Start of Supplied material

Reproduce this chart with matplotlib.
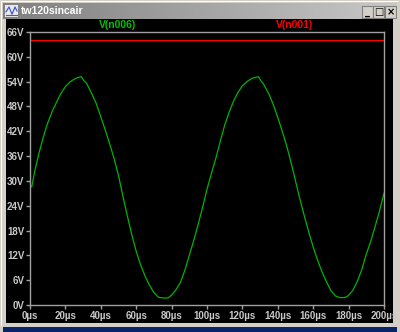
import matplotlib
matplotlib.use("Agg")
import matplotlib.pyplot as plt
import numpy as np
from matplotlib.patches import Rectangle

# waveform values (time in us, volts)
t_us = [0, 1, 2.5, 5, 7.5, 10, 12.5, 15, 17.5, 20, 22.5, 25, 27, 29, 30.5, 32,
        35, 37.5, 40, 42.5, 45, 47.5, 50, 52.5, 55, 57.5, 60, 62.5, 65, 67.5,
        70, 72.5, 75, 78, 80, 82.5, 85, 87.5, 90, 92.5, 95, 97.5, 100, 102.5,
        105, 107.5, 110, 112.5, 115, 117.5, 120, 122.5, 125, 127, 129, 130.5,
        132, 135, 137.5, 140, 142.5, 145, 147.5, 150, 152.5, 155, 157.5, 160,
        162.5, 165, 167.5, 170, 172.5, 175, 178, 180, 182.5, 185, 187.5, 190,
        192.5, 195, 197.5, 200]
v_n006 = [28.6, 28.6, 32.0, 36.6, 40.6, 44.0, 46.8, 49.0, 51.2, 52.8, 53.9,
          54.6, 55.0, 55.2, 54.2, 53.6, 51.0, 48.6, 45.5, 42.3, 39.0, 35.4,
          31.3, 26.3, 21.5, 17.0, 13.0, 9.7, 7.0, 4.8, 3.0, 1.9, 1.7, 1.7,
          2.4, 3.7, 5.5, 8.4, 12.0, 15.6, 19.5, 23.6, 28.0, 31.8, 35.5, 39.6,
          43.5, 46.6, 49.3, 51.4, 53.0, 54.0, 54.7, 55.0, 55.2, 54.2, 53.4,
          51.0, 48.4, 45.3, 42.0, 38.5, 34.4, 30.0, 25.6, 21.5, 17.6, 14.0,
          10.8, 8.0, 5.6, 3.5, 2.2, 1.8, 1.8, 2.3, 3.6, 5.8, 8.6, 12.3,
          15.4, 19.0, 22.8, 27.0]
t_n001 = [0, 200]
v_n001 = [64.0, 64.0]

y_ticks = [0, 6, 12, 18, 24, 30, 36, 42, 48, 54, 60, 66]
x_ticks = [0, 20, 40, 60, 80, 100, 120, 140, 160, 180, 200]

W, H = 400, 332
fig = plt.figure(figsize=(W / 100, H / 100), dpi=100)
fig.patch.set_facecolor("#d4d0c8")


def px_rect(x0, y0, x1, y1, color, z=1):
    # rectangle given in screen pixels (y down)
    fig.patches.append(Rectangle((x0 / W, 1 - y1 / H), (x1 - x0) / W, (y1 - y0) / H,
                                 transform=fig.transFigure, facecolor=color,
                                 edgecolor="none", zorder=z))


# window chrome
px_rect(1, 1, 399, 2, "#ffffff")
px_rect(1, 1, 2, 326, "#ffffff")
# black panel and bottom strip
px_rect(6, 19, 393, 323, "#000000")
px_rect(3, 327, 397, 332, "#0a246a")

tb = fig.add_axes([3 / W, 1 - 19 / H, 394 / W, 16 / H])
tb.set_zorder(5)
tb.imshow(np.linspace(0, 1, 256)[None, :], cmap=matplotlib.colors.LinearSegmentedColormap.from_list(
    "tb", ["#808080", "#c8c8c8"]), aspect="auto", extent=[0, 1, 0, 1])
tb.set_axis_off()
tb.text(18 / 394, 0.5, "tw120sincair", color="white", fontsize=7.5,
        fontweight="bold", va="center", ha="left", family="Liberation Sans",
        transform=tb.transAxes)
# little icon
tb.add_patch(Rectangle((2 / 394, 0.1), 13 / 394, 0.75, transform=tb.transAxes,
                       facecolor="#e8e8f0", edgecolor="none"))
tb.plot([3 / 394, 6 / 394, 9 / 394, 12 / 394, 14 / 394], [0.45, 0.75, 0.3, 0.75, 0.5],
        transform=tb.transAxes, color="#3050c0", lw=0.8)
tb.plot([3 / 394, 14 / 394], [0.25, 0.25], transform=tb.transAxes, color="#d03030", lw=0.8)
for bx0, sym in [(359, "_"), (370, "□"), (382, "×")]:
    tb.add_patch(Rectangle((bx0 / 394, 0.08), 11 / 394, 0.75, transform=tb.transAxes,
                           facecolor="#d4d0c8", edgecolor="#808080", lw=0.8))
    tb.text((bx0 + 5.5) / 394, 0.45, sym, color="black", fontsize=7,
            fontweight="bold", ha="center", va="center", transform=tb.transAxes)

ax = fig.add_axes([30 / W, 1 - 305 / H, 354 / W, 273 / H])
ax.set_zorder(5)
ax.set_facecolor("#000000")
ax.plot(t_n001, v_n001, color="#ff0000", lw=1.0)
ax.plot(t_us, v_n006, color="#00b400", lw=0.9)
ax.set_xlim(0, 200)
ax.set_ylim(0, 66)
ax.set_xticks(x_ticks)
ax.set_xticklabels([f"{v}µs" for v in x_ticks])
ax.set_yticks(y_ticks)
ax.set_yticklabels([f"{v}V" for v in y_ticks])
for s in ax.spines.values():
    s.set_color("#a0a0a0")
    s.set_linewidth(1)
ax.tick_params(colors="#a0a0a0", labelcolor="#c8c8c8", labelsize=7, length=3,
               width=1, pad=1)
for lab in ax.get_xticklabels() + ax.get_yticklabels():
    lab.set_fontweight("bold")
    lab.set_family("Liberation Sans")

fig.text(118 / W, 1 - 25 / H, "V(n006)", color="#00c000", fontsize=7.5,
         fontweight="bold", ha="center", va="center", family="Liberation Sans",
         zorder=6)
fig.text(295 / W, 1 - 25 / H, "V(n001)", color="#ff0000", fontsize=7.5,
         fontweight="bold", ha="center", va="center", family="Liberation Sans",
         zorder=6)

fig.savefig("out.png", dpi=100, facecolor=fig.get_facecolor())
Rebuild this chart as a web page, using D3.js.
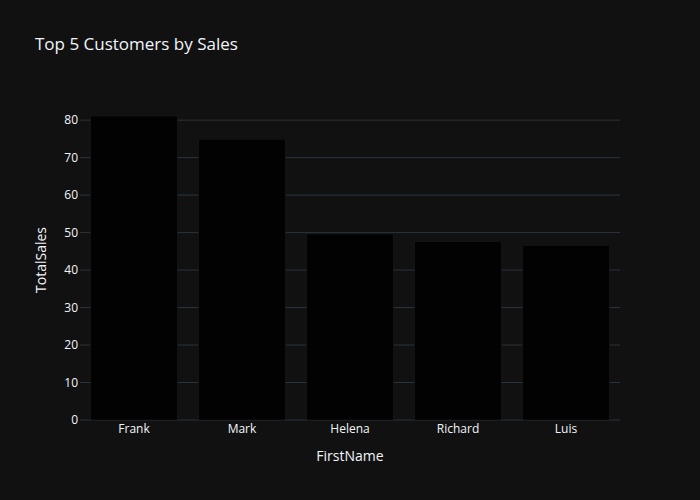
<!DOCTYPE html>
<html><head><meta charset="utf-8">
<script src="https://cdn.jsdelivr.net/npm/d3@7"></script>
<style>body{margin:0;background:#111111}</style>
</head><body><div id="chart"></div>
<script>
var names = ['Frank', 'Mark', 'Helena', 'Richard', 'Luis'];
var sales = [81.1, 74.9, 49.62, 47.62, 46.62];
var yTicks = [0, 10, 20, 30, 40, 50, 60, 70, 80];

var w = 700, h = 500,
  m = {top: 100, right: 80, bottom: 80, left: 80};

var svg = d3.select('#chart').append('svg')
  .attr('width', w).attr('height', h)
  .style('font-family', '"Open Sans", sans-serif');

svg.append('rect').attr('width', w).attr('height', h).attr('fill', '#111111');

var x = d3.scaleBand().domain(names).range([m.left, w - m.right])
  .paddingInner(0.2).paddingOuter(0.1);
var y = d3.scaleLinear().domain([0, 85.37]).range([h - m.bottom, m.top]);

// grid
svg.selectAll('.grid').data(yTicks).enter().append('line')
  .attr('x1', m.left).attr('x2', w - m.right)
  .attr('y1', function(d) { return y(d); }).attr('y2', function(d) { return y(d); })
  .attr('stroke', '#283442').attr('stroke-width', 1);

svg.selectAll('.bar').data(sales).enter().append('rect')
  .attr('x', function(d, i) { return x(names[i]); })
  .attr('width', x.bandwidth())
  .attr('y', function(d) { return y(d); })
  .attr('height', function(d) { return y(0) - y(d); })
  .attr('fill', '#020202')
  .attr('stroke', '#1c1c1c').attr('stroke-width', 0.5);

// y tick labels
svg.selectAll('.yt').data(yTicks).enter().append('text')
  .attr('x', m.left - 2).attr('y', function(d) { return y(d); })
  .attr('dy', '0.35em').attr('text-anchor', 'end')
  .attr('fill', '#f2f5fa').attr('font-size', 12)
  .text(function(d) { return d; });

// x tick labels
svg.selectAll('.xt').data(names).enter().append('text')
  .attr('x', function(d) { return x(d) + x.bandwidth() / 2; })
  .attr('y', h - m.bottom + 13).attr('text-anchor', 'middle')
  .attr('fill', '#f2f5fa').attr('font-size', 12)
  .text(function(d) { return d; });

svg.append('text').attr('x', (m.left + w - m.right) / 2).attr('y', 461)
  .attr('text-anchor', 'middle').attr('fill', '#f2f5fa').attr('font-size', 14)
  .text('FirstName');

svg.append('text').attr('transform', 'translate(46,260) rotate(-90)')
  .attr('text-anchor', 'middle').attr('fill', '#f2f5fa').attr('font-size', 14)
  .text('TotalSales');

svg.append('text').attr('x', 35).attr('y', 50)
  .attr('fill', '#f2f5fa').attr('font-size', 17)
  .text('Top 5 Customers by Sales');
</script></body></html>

End of Supplied material

Return only the lines running from the start of the entries above to the line that contains "from matplotlib.patches import Rectangle", inclusive, and omit every picture.

- _Written solution_
Reproduce this chart with matplotlib.
import matplotlib
matplotlib.use("Agg")
import matplotlib.pyplot as plt
import numpy as np
from matplotlib.patches import Rectangle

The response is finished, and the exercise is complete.